To do: Retype the opening lines of the data exactly, stopping after the line that contains "0.55, 0.6, 0.65, 0.7, 0.75, 0.8, 0.85, 0.9, 0.95, 1.0];". Skip every picture.

──────── Dataset extract ────────

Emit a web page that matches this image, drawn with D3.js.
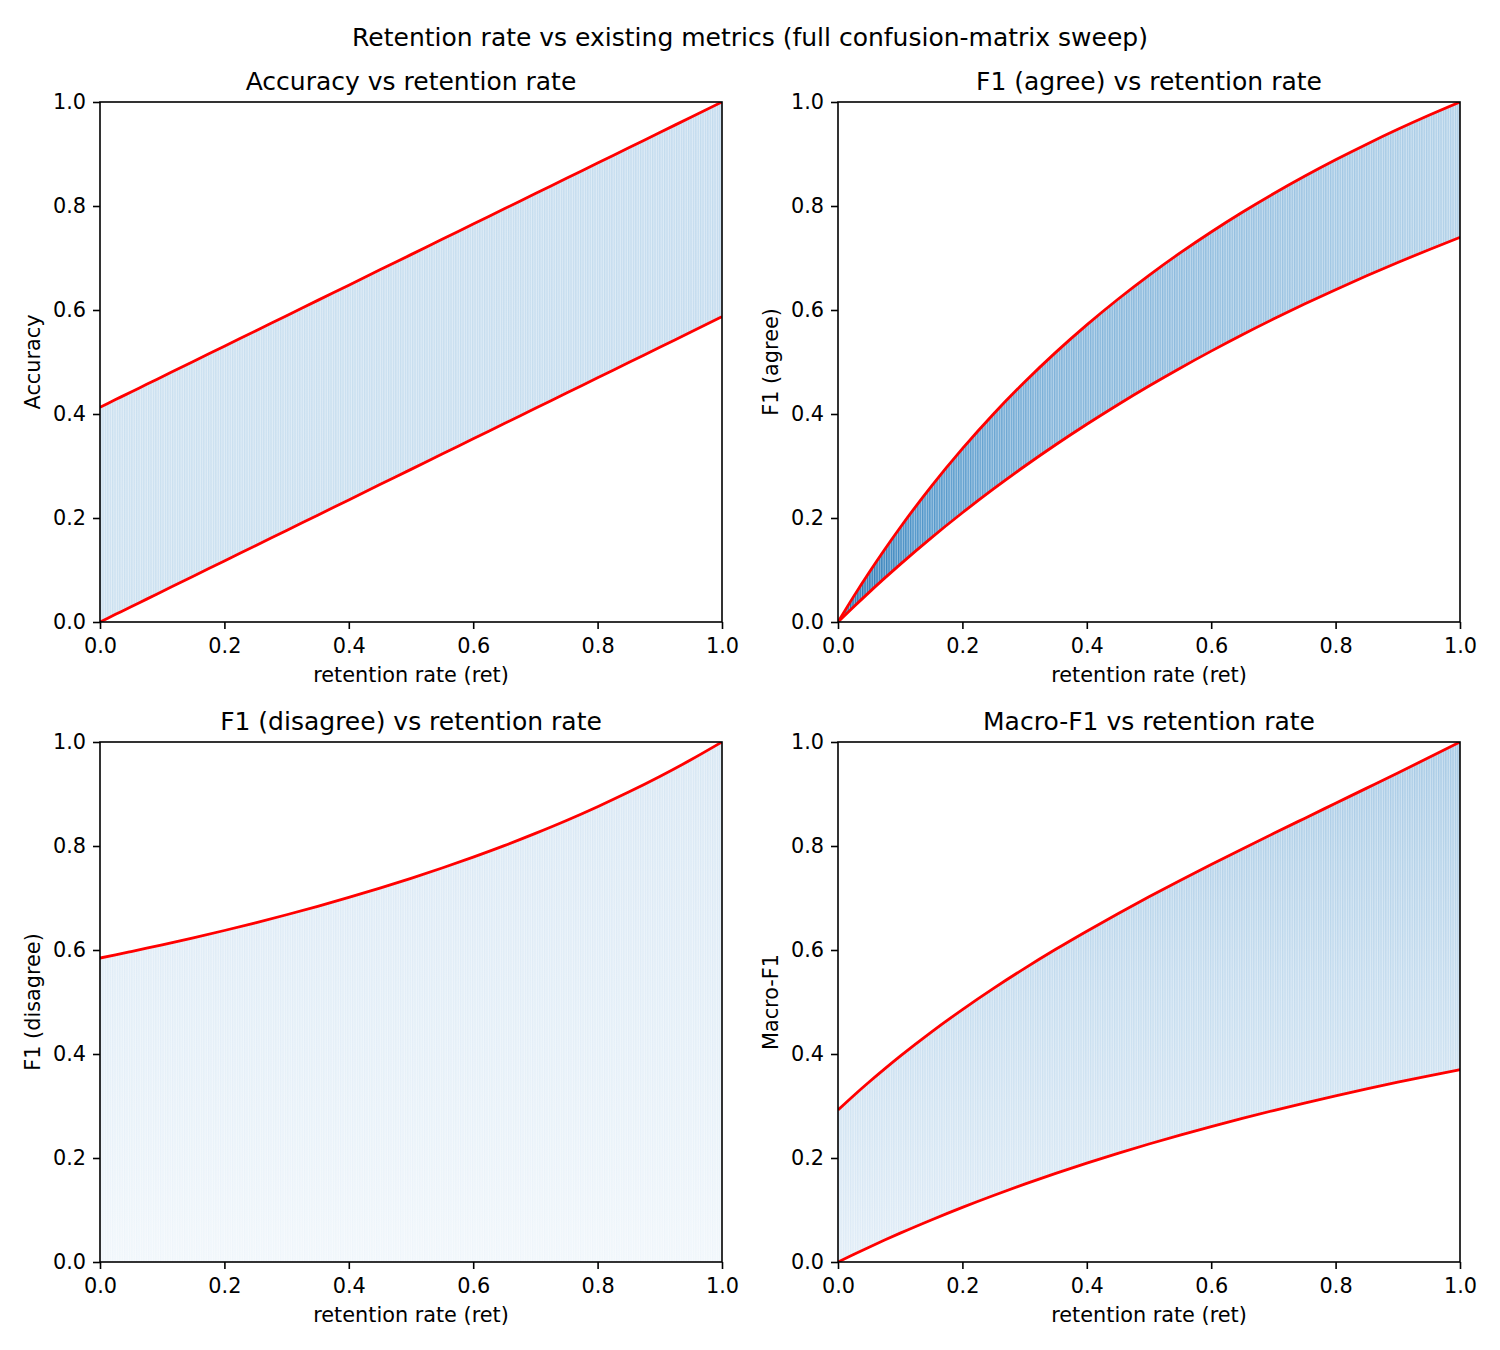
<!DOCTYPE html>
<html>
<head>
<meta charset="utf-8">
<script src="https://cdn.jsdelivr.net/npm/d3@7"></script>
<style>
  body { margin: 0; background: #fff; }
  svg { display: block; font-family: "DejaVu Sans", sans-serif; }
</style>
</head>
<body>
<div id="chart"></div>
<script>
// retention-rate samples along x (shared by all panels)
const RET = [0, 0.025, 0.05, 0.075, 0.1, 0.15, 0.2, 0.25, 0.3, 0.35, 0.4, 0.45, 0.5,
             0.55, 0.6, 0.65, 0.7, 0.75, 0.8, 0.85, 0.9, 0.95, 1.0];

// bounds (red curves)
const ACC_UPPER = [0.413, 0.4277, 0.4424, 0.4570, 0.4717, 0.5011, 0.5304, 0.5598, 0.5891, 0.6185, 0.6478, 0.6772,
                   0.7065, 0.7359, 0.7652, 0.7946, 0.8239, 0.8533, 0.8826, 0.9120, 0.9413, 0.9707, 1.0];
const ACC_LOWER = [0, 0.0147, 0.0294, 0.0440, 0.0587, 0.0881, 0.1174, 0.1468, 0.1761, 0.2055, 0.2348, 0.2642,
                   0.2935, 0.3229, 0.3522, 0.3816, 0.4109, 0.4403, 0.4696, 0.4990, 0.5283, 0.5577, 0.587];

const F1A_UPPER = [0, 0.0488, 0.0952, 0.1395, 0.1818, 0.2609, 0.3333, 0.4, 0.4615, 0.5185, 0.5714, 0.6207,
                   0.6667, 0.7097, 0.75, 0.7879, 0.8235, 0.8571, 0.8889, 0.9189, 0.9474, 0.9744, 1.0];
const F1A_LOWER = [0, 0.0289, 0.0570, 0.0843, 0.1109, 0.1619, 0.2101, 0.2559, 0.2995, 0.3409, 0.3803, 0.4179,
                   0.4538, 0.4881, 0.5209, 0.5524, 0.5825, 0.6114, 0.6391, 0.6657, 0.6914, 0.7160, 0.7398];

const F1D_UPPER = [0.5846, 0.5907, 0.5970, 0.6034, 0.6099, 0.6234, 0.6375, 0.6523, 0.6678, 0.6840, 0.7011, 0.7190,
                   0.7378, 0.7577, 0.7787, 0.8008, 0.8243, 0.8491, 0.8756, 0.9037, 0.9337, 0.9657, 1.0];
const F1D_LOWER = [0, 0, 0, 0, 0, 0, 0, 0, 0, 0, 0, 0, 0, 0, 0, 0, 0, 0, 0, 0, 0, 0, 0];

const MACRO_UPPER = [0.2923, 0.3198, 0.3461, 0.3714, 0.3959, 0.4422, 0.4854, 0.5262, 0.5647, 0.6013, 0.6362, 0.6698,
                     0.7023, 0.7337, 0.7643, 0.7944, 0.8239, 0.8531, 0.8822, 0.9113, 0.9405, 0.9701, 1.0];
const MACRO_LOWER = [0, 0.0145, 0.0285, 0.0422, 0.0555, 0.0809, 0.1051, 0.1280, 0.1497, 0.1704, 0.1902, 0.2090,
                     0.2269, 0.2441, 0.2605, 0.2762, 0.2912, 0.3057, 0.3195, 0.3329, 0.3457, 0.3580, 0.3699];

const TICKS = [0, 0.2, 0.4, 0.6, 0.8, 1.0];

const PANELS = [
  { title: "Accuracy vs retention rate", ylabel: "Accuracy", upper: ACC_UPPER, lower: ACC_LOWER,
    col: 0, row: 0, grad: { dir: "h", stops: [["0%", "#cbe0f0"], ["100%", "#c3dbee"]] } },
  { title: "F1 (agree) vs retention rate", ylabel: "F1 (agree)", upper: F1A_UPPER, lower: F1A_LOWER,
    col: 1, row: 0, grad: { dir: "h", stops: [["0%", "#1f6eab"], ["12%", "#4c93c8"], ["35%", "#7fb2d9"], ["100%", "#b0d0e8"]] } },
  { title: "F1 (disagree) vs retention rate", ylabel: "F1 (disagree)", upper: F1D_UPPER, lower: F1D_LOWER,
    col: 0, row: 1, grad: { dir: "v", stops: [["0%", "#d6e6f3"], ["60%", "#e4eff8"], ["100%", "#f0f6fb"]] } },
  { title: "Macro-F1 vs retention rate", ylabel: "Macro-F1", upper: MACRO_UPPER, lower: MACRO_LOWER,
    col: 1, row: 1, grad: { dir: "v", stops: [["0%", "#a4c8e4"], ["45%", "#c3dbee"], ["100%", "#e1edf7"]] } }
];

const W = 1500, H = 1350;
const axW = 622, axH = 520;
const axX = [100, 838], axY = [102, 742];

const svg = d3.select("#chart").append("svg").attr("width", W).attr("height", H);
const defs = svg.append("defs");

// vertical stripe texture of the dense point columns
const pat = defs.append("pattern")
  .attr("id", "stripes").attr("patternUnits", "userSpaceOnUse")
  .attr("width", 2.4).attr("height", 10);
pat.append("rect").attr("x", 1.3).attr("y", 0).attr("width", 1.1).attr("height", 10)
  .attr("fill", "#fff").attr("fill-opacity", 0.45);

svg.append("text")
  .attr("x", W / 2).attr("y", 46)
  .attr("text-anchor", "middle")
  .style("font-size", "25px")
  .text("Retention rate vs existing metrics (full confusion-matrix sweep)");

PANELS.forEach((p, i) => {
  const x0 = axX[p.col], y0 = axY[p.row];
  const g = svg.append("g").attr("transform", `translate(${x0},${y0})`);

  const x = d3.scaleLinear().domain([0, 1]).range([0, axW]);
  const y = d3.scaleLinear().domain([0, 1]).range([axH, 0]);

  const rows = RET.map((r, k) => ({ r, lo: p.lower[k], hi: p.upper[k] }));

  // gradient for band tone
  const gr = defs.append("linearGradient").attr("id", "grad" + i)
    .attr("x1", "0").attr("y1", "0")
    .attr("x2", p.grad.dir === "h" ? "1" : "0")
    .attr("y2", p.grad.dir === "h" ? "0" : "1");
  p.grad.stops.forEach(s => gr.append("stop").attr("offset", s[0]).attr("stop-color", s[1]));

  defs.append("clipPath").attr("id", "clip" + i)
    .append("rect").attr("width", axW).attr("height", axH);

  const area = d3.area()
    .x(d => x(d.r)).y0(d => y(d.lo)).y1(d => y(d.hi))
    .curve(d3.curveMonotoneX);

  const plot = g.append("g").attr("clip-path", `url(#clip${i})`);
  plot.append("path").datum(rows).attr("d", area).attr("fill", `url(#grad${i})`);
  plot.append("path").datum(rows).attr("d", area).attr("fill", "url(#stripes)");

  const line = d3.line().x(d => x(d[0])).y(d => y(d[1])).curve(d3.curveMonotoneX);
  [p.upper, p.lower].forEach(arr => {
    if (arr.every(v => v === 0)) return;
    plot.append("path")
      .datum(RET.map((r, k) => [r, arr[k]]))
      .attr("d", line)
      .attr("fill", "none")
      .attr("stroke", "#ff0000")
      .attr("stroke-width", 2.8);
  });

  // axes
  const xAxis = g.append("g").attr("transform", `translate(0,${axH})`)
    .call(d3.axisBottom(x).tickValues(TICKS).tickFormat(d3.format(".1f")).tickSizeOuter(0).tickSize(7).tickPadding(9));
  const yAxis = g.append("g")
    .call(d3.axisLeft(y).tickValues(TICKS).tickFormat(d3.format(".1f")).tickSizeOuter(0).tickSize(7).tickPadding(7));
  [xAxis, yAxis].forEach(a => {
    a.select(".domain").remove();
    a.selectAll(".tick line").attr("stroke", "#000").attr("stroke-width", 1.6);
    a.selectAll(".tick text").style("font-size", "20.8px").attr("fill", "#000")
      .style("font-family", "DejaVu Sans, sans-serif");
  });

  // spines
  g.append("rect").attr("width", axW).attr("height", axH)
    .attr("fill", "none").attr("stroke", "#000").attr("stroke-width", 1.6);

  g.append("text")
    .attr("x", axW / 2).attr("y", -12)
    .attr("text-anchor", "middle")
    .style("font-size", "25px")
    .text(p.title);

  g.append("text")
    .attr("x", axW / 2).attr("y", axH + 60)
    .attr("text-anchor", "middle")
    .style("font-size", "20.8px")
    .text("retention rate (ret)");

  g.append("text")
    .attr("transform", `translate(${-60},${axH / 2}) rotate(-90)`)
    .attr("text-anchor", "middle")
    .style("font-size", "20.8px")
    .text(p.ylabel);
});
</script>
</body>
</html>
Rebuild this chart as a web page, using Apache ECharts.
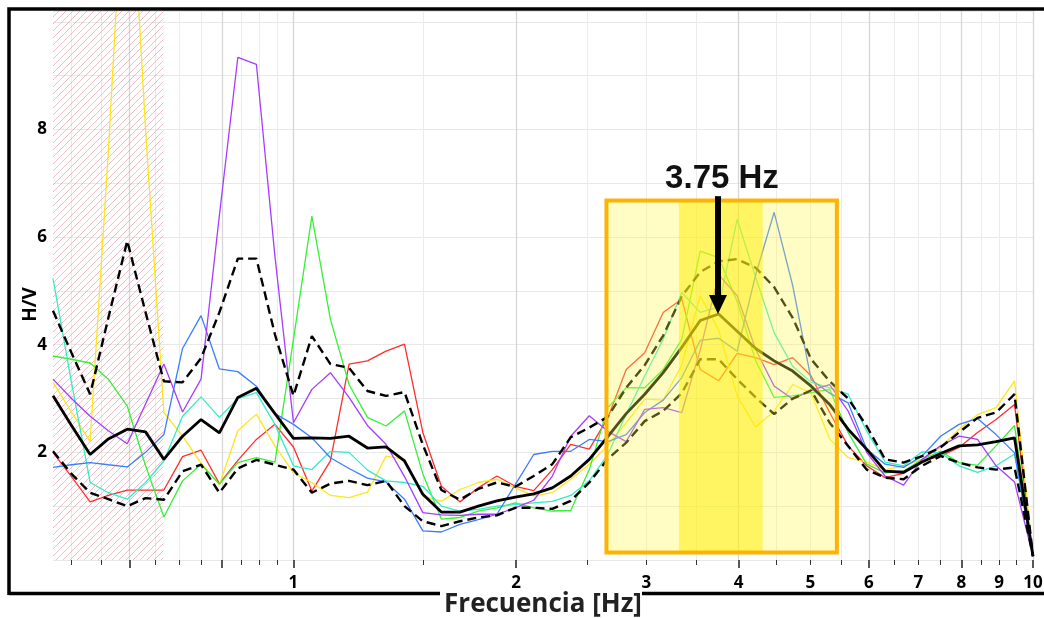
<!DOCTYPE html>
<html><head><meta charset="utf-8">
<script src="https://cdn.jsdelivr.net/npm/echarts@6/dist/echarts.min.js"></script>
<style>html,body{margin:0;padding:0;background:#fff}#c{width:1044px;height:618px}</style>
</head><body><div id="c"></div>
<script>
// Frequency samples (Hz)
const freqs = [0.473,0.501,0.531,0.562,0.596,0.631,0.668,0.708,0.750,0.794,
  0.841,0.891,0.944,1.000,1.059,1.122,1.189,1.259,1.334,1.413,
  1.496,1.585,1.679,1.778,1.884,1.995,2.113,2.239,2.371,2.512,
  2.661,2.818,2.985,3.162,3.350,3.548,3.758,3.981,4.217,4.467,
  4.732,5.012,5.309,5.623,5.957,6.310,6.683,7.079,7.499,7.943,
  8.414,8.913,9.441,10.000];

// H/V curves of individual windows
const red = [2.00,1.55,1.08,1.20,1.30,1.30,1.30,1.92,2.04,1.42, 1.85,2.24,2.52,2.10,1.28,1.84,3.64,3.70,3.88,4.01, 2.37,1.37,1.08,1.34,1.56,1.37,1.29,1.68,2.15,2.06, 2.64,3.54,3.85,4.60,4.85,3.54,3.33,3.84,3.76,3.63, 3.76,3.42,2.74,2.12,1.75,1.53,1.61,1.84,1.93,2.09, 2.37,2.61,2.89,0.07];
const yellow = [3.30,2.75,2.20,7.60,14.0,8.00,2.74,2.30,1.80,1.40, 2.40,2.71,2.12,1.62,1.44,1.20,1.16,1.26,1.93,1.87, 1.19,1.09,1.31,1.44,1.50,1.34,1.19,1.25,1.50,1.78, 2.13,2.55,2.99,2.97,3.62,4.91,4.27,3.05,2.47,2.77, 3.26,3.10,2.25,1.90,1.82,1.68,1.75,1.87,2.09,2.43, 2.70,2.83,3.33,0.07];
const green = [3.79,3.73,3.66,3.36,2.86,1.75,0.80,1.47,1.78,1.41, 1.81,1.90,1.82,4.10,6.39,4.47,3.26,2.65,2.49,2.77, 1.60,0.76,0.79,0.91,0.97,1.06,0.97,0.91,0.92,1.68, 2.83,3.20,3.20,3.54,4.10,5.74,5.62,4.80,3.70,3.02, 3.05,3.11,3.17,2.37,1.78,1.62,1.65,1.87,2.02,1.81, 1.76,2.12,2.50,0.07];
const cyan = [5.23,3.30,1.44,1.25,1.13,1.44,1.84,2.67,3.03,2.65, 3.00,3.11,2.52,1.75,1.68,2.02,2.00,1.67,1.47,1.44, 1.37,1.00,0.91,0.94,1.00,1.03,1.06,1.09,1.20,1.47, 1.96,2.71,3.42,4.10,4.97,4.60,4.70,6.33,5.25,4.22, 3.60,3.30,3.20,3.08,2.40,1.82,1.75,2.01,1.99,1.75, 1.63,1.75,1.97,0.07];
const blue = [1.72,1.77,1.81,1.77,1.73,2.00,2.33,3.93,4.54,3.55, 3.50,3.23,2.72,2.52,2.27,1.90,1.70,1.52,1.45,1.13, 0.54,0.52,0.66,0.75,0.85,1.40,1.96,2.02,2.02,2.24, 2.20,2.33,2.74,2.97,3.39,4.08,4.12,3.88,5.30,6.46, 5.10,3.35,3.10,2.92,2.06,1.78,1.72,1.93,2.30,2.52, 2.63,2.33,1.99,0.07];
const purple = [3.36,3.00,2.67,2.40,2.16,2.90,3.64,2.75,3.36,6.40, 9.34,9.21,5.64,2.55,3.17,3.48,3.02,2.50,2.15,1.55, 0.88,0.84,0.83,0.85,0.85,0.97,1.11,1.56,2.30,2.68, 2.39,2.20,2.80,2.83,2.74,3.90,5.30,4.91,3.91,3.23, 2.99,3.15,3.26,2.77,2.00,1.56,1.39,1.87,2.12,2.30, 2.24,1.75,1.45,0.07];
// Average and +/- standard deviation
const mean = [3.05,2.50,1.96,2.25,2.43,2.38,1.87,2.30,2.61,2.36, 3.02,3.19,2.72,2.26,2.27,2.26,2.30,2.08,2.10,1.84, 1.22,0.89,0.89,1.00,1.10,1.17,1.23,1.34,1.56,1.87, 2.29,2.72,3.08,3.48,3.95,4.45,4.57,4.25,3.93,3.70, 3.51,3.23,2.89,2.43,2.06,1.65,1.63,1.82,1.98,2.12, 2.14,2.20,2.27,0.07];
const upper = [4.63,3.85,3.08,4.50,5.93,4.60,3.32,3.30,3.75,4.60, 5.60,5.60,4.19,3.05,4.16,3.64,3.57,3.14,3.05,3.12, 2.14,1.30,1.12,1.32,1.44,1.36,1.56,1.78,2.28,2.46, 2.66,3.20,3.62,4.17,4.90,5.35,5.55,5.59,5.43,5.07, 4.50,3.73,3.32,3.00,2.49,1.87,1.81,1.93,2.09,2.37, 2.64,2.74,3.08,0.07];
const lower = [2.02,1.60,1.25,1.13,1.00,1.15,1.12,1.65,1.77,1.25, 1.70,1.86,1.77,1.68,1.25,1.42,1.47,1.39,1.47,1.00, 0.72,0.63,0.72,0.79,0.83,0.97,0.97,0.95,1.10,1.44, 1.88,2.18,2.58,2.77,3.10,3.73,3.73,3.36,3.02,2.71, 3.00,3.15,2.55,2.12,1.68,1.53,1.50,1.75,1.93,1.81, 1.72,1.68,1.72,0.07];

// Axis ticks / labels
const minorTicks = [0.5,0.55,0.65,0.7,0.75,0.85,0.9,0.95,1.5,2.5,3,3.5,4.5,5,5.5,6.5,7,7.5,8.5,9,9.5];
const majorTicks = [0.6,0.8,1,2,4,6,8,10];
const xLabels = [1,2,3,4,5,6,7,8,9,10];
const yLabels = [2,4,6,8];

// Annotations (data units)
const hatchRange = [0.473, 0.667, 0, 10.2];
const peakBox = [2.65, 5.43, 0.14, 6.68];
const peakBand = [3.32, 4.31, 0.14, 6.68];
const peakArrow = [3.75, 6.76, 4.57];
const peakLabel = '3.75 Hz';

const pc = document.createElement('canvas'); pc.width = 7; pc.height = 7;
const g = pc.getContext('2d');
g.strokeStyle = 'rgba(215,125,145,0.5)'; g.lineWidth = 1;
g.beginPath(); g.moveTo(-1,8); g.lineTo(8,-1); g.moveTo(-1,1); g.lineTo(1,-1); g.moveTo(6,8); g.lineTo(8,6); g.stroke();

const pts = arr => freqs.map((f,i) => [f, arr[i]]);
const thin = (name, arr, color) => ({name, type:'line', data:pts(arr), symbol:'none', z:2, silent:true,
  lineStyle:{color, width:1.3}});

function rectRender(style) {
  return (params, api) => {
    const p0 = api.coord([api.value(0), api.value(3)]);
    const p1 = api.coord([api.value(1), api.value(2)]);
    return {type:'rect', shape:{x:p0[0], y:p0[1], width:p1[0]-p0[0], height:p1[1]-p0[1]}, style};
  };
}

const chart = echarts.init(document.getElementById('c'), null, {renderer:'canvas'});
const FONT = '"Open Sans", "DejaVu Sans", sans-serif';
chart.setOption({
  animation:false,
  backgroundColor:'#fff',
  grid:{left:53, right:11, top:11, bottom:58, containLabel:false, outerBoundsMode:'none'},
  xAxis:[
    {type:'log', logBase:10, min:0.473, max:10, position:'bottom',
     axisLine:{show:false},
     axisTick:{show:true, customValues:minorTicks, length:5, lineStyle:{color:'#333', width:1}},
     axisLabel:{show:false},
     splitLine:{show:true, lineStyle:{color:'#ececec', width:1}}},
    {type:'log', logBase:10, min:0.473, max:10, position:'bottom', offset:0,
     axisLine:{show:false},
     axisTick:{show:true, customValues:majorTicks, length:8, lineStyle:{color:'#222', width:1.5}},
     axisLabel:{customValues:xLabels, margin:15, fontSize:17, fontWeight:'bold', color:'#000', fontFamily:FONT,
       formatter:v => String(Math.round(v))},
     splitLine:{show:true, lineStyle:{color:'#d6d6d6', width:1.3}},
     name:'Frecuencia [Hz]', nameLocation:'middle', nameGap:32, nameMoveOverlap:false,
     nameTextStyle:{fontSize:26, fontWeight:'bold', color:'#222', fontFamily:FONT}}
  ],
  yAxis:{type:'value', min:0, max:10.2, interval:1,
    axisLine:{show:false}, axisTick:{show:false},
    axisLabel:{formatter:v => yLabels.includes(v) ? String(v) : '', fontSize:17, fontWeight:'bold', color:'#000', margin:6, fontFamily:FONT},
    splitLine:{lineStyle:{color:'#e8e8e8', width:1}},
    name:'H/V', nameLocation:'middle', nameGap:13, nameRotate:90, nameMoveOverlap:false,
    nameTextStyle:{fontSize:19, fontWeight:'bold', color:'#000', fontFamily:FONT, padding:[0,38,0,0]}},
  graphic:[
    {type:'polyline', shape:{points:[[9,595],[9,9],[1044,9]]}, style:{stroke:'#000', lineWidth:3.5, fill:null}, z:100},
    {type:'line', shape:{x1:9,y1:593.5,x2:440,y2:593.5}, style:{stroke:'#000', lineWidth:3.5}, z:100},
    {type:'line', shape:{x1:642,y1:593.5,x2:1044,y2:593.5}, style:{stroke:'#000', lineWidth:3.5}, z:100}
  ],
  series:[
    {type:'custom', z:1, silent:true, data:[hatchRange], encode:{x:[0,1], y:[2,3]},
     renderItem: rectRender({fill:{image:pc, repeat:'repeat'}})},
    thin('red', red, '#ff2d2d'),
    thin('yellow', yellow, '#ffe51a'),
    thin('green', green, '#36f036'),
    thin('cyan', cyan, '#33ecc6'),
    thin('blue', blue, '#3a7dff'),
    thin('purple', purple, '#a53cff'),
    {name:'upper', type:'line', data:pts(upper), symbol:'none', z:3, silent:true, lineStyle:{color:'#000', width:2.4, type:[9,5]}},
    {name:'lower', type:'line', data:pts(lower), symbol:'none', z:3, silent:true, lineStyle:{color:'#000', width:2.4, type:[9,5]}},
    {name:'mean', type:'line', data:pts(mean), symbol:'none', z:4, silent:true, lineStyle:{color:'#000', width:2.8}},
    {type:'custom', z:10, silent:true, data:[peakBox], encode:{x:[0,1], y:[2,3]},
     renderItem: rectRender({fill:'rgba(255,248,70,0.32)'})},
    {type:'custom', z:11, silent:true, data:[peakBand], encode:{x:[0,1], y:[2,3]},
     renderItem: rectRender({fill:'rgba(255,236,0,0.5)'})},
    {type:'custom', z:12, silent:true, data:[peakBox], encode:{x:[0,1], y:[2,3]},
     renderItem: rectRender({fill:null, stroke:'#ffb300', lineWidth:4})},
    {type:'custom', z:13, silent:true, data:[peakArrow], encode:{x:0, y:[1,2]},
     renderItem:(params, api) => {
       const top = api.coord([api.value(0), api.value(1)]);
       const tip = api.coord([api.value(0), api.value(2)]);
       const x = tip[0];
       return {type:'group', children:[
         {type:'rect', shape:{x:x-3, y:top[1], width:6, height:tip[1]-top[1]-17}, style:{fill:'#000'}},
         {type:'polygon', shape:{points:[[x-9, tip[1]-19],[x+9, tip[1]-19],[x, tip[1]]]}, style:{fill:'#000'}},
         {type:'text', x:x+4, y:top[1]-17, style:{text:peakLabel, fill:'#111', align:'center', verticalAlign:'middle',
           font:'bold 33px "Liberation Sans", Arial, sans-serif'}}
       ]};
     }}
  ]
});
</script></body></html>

────────

Full output:
Emit a web page that matches this image, drawn with D3.js.
<!DOCTYPE html>
<html>
<head>
<meta charset="utf-8">
<script src="https://cdn.jsdelivr.net/npm/d3@7"></script>
<style>
  body { margin: 0; background: #fff; }
  svg { display: block; font-family: "DejaVu Sans", sans-serif; }
</style>
</head>
<body>
<div id="chart"></div>
<script>
// retention-rate samples along x (shared by all panels)
const RET = [0, 0.025, 0.05, 0.075, 0.1, 0.15, 0.2, 0.25, 0.3, 0.35, 0.4, 0.45, 0.5,
             0.55, 0.6, 0.65, 0.7, 0.75, 0.8, 0.85, 0.9, 0.95, 1.0];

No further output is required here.